На Руси не любили крайностей: «А се грехи — аще муж
носит долги власы», но и то грех «аще кто побреет бороду всю». «Овощь телесную»
разрешалось выращивать, но разумно: бороду отпускали годам к тридцати.
...В храме и вокруг него толпятся ремесленники,
_-смерды. Обычные, как и всюду на Руси, люди в «овчих шерьстех» — сермягах,
высоко по талии перехваченных поясом с лировидной пряжкой, а на поясе в кожаных
чехлах висит все, что должно быть под рукой (карманов еще не было) — и кошелек,
и нож, и гребешок... Новгородцы, говорят, великие мастаки в обработке дерева,
применяют его чуть не 30 пород, да еще привозят — кедр, пихту, тисе... Гребешки
всегда у них самшитовые, как ложки и ковши кленовые, бочки дубовые...
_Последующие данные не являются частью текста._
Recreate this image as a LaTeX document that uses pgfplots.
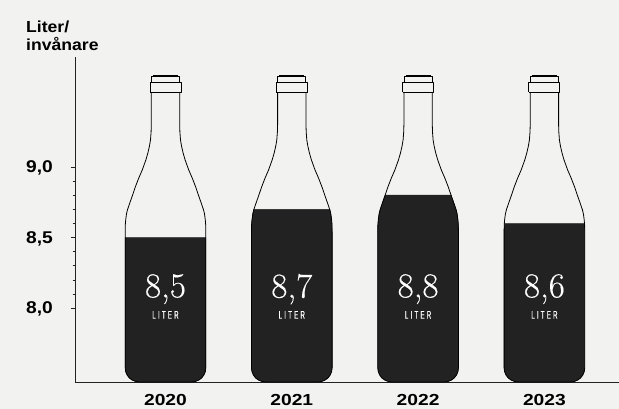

Кончилось крестоцелование. Благословил владыка князя.
Можно ему возвращаться на Ярославово дворище — судить, да рядить.
Расположенный близ Волхова ансамбль Ярославова двора —
архитектурный центр Торговой стороны. Главное в нем — пятикупольный храм Николы
времен Мономаха. Издали видна его свинцовая кровля.
Только здесь Александр впервые понял, как трудно быть
новгородским князем. Совсем иная жизнь, чем в тихом, прекрасном Переяславле.
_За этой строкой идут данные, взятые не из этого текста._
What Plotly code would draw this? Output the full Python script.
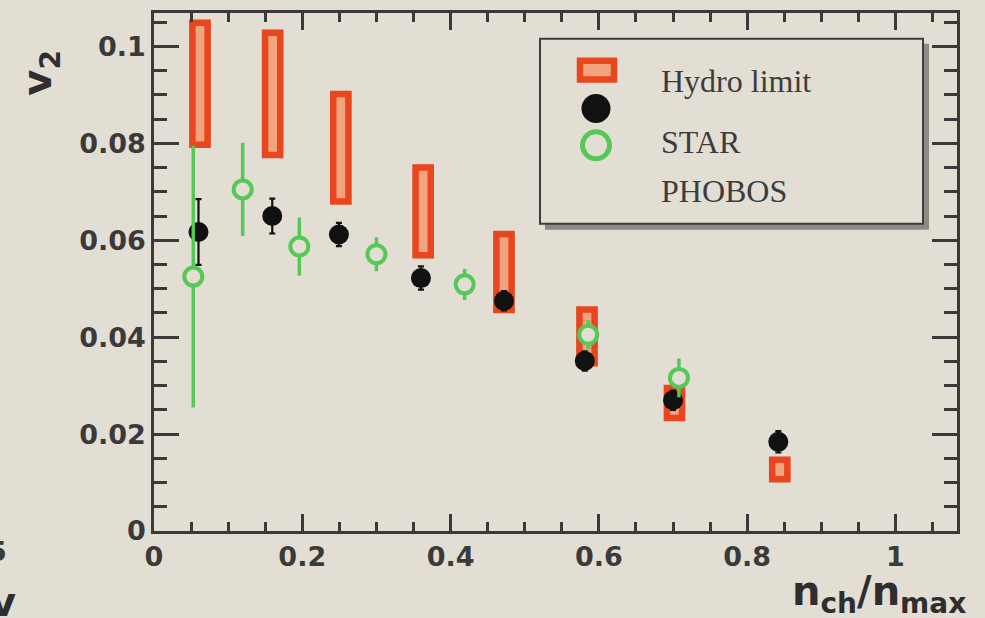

Юному суздальцу думалось — разве можно ставить на вече в один ряд благородного
князя и какого-то там Твердилу или Михалку, пусть и богатого, но все же мужика.
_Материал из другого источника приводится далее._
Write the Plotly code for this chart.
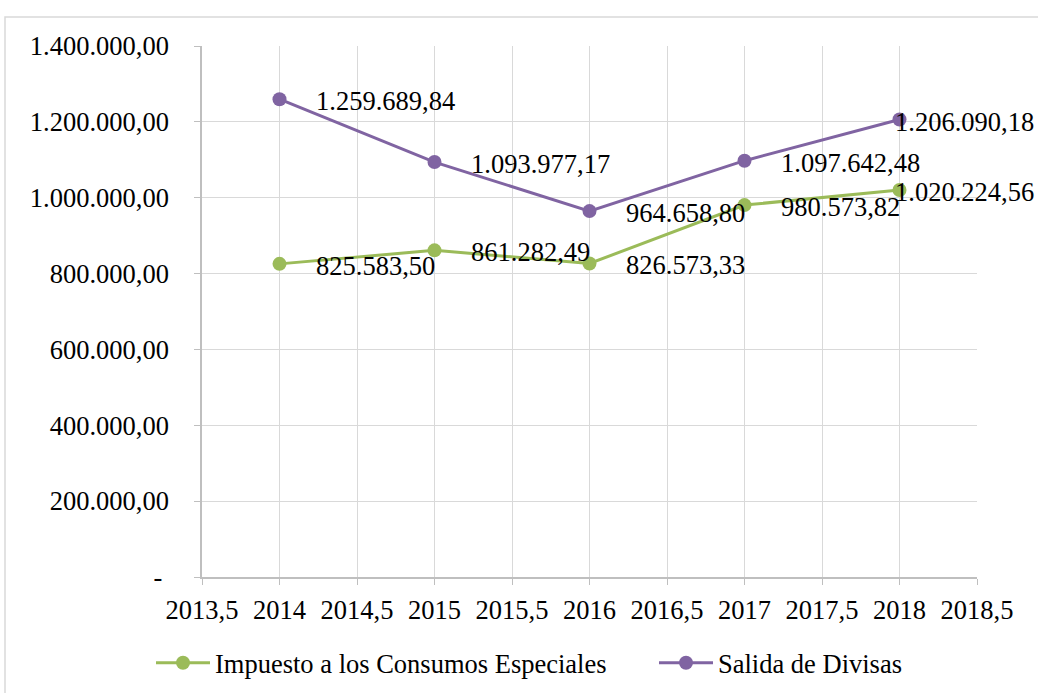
import plotly.graph_objects as go

years = [2014, 2015, 2016, 2017, 2018]
ice = [825583.50, 861282.49, 826573.33, 980573.82, 1020224.56]
isd = [1259689.84, 1093977.17, 964658.80, 1097642.48, 1206090.18]
series_names = ["Impuesto a los Consumos Especiales", "Salida de Divisas"]
x_tickvals = [2013.5, 2014, 2014.5, 2015, 2015.5, 2016, 2016.5, 2017, 2017.5, 2018, 2018.5]
x_ticktext = ["2013,5", "2014", "2014,5", "2015", "2015,5", "2016", "2016,5", "2017", "2017,5", "2018", "2018,5"]
y_tickvals = [0, 200000, 400000, 600000, 800000, 1000000, 1200000, 1400000]
y_ticktext = ["-\u00a0", "200.000,00", "400.000,00", "600.000,00", "800.000,00",
              "1.000.000,00", "1.200.000,00", "1.400.000,00"]

GREEN = "#9BBB59"
PURPLE = "#8064A2"
FONT = "Liberation Serif"
FS = 26.5


def fmt(v):
    s = f"{v:,.2f}"
    return s.replace(",", "X").replace(".", ",").replace("X", ".")


W, H = 1038, 693
L, R, T, B = 202, 977, 46, 577
pw, ph = R - L, B - T

fig = go.Figure()
for name, vals, col, lg in [(series_names[0], ice, GREEN, "legend"),
                            (series_names[1], isd, PURPLE, "legend2")]:
    fig.add_trace(go.Scatter(
        x=years, y=vals, name=name, mode="lines+markers",
        line=dict(color=col, width=3),
        marker=dict(color=col, size=14),
        legend=lg,
    ))

annotations = []
for vals in (ice, isd):
    for i, (x, v) in enumerate(zip(years, vals)):
        last = i == len(years) - 1
        annotations.append(dict(
            x=x, y=v, xref="x", yref="y", text=fmt(v), showarrow=False,
            xanchor="left", yanchor="middle",
            xshift=-7 if last else 34, yshift=-2,
            font=dict(family=FONT, size=FS, color="black"),
        ))

shapes = [dict(
    type="rect", xref="paper", yref="paper",
    x0=(5 - L) / pw, x1=(1100 - L) / pw,
    y0=(B - 760) / ph, y1=(B - 17) / ph,
    line=dict(color="#d9d9d9", width=1.5), fillcolor="rgba(0,0,0,0)", layer="below",
)]

legend_common = dict(orientation="h", xanchor="left", yanchor="middle",
                     xref="container", yref="container",
                     y=1 - 663 / H,
                     font=dict(family=FONT, size=FS, color="black"),
                     itemwidth=54, bgcolor="rgba(0,0,0,0)")

fig.update_layout(
    width=W, height=H,
    margin=dict(l=L, r=W - R, t=T, b=H - B, pad=0, autoexpand=False),
    paper_bgcolor="white", plot_bgcolor="white",
    font=dict(family=FONT, size=FS, color="black"),
    showlegend=True,
    legend=dict(x=151 / W, **legend_common),
    legend2=dict(x=654 / W, **legend_common),
    annotations=annotations,
    shapes=shapes,
)
fig.update_xaxes(
    range=[2013.5, 2018.5], tickvals=x_tickvals, ticktext=x_ticktext,
    showgrid=True, gridcolor="#d9d9d9", gridwidth=1,
    showline=True, linecolor="#bfbfbf", linewidth=1.5,
    ticks="outside", ticklen=6, tickcolor="#bfbfbf", ticklabelstandoff=2,
    zeroline=False, tickfont=dict(family=FONT, size=FS, color="black"),
)
fig.update_yaxes(
    range=[0, 1400000], tickvals=y_tickvals, ticktext=y_ticktext,
    showgrid=True, gridcolor="#d9d9d9", gridwidth=1,
    showline=True, linecolor="#bfbfbf", linewidth=1.5,
    ticks="outside", ticklen=6, tickcolor="#bfbfbf", ticklabelstandoff=20,
    zeroline=False, tickfont=dict(family=FONT, size=FS, color="black"),
)

fig.write_html("out.html", config={"displayModeBar": False},
               post_script="document.body.style.margin='0';")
А вот, выходит, можно. И новгородское войско в поход ведет не сам князь, а посадник
или тысяцкий. Хорошо, если это свои люди, а если сторонники Чернигова? Тогда на
войско нечего и рассчитывать. На деньгах новгородских изображен не князь, а
София — ангел мудрости. И печати тут у всех свои — и у князя, и у посадника, и
у тысяцкого.
София, как и все необычное, привлекала внимание
Александра, и он нередко заходил в этот храм. Пол в Софии мозаичный. Роспись
XII века и вверху огромное по-грудное изображение Вседержителя. О нем,
оказывается, своя легенда. Еще в середине XI века, при Ярославе Мудром и
владыке Луке, в Новгород «приведоша иконных писцов из Царяграда и начаша
подписывати во главе» в куполе. Иконописцы тогда написали Спаса с
благословляющей рукой, но поутру будто бы нашли ее сжатой. По велению Луки
написали снова, и опять оказалась она сжатой. Так тщетно писали три дня.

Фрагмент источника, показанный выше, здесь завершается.